Questions (in no particular order):

  1. Who can be trusted to reproduce philosophy faithfully? Who can be included without changing the terms, without radically redefining philosophy in either style or substance, either in theory or in practice? Who can we trust to use the hammer as a hammer, and not use it as a crowbar, or bring in other things – needle and thread, glue guns and sequins?”

  2. Why does “philosophy” (as in, the disciplinary mainstreams, on both sides of the A/C divide, in mainstream aesthetics, mainstream feminism, etc.) tend to choose respectability politics rather than, say, a more critical politics? In other words, why didn’t philosophy go with all the other humanities disciplines in the 80s and 90s and become more diverse, both in practitioners and practice? Why does philosophy seem to choose respectability time and time again?

  3. How do respectability politics structure current conversations and programs about:

    1. overcoming the analytic/continental divide?

    2. diversity?

  4. Or, to rephrase 3, how are old-school (i.e., liberal) politics of philosophical respectability upgraded to neoliberal politics of philosophical, well, “pluralism,” maybe? How, in the discipline of philosophy, does “respectability” (e.g., the old-school A/C divide, the philosophical exceptionalism that rejects the “theory wars”) mutate into “good mixing”?

    1. How is the biopolitically “healthy” discipline reproduced? How is this biopolitical health of philosophy purchased by the constitutive exclusion of, perhaps, disobedient feminists, and people of color? how do we theorize the idea that “the demographic problem is connected to the analytic/continental split, but that demographics are the central mechanism by which people distinguish between good and bad pluralism”?

      1. As EI argues: “Because we ought to remember that women have always been a part of philosophy, from Aspasia on down, although most frequently as its mirror – as again Irigaray might argue. Insofar as women can be trusted to faithfully reproduce philosophy, then they can be included. Inclusion then operates on a colonial or assimilationist model. The “health” of philosophy is then assured – in terms of both style and substance, in terms of representation and in terms of reproduction. Thus does philosophy maintain its exceptionalism with regard to the rest of the humanities, with proper deference to science, free of “scolds” and “charlatans,” of “boutique” courses and too much “theory.” Here, however, a strange confluence between style and substance, or between representation and practice, occurs: too many people of color, as you point out, is evidence of the unhealth of philosophy, of bad mixing [with or without respect to the kind of philosophy being practiced by these bodies?].”

  5. How do we reproduce ourselves? That is, how do we teach and practice philosophy in ways that transform “philosophy” rather than guarantee its stable continuity into the future?

    1. For an example of such transformative practice, read Robin D.G. Kelley’s discussion of Angela Davis’s philosophy lecture at UCLA.

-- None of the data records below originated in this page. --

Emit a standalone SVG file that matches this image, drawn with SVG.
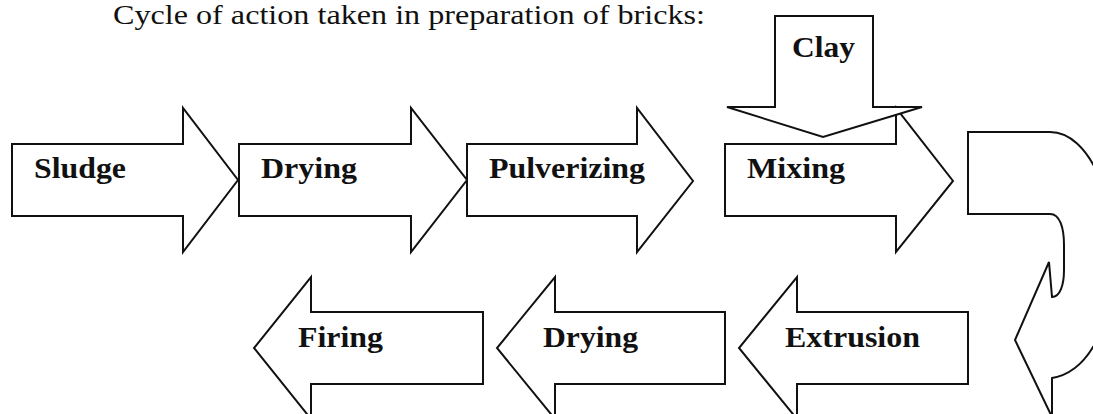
<svg xmlns="http://www.w3.org/2000/svg" width="1093" height="414" viewBox="0 0 1093 414">
<style>
.shape{fill:#ffffff;stroke:#111111;stroke-width:2;stroke-linejoin:miter}
.lbl{font-family:"Liberation Serif","Times New Roman",serif;font-weight:bold;font-size:30px;fill:#111111}
.title{font-family:"Liberation Serif","Times New Roman",serif;font-size:28px;fill:#111111}
</style>
<rect width="1093" height="414" fill="#ffffff"/>
<text class="title" x="113" y="24" textLength="592" lengthAdjust="spacingAndGlyphs">Cycle of action taken in preparation of bricks:</text>
<g id="connectors"></g>
<g id="sludge">
<path class="shape" d="M12 144 L183 144 L183 108 L238 180 L183 252 L183 216 L12 216 Z"/>
<text class="lbl" x="34" y="178" textLength="92" lengthAdjust="spacingAndGlyphs">Sludge</text>
</g>
<g id="drying1">
<path class="shape" d="M239 144 L411 144 L411 108 L467 180 L411 252 L411 216 L239 216 Z"/>
<text class="lbl" x="261" y="178" textLength="96" lengthAdjust="spacingAndGlyphs">Drying</text>
</g>
<g id="pulverizing">
<path class="shape" d="M467 144 L637 144 L637 108 L693 181 L637 252 L637 216 L467 216 Z"/>
<text class="lbl" x="489" y="178" textLength="156" lengthAdjust="spacingAndGlyphs">Pulverizing</text>
</g>
<g id="mixing">
<path class="shape" d="M725 144 L896 144 L896 108 L953 181 L896 252 L896 216 L725 216 Z"/>
<text class="lbl" x="747" y="178" textLength="98" lengthAdjust="spacingAndGlyphs">Mixing</text>
</g>
<g id="clay">
<path class="shape" d="M775 16 L873 16 L873 107 L922 107 L823 137 L727 107 L775 107 Z"/>
<text class="lbl" x="792" y="57" textLength="63" lengthAdjust="spacingAndGlyphs">Clay</text>
</g>
<g id="turn">
<path class="shape" d="M968 132 L1050 132 C1090 132 1115 200 1115 255 C1115 320 1090 372 1052 378 L1052 417 L1015 340 L1049 262 L1052 297 C1060 297 1064 285 1064 270 L1064 245 C1064 228 1060 214 1050 214 L968 214 Z"/>
</g>
<g id="extrusion">
<path class="shape" d="M968 312 L797 312 L797 277 L739 348 L797 419 L797 384 L968 384 Z"/>
<text class="lbl" x="785" y="347" textLength="135" lengthAdjust="spacingAndGlyphs">Extrusion</text>
</g>
<g id="drying2">
<path class="shape" d="M725 312 L555 312 L555 277 L497 348 L555 419 L555 384 L725 384 Z"/>
<text class="lbl" x="543" y="347" textLength="95" lengthAdjust="spacingAndGlyphs">Drying</text>
</g>
<g id="firing">
<path class="shape" d="M483 312 L311 312 L311 277 L254 348 L311 419 L311 384 L483 384 Z"/>
<text class="lbl" x="298" y="347" textLength="85" lengthAdjust="spacingAndGlyphs">Firing</text>
</g>
</svg>
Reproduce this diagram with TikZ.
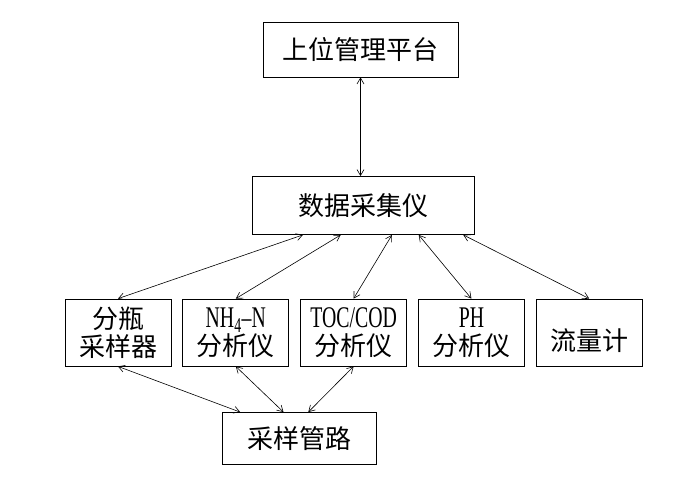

    2. How do we make failure at “philosophy” legible to the university as “success”? How can we do this in ways that doesn’t further burden already overburdened minority philosophers (who do, for example, the service work building institutions that provide such legibility)?

  6. How do the material practices of “doing philosophy” naturalize specific implicit knowledges as transparently “philosophical”?

    1. What media? What knowledge?

    2. How can we use diverse media practices to disrupt these implicit knowledges? And how do we do so in ways that are legible to hiring and tenure committees?

  7. It seems like conversations about “diverse practices and practitioners” generally highlight (a) continental philosophy and (b) white women/white feminism.

    1. Why is it that “So far, however, philosophy seems less able to reproduce itself faithfully in the latter case [including philosophers of color] than in the former [including white women]”?

  8. To transform philosophy (i.e., to fail at “philosophy”) yet survive institutionally and personally (hey, I *need* my paycheck), we need to talk out of both sides of our mouth (that is, we say one thing to power so we survive, and another thing to ourselves, also so we survive). Or, like Beyonce, we need to play at the respectability game while simultaneously subverting it. As Regina Bradley argues in that linked article, Beyonce uses diverse material practices to perform that doubleness (visual respectability vs. sonic ratchet). Can Beyonce’s strategy translate to philosophy?

  9. What is ‘pluralism’? How is it currently understood, and how can we formulate an understanding of pluralism that forefronts the practice that feminist philosophers and critical philosophers of race have been doing across the ‘divide’ for many years now?

  10. In what ways can we turn the tools of philosophy on the discipline and the practice of philosophy itself? Which tools? Which practices?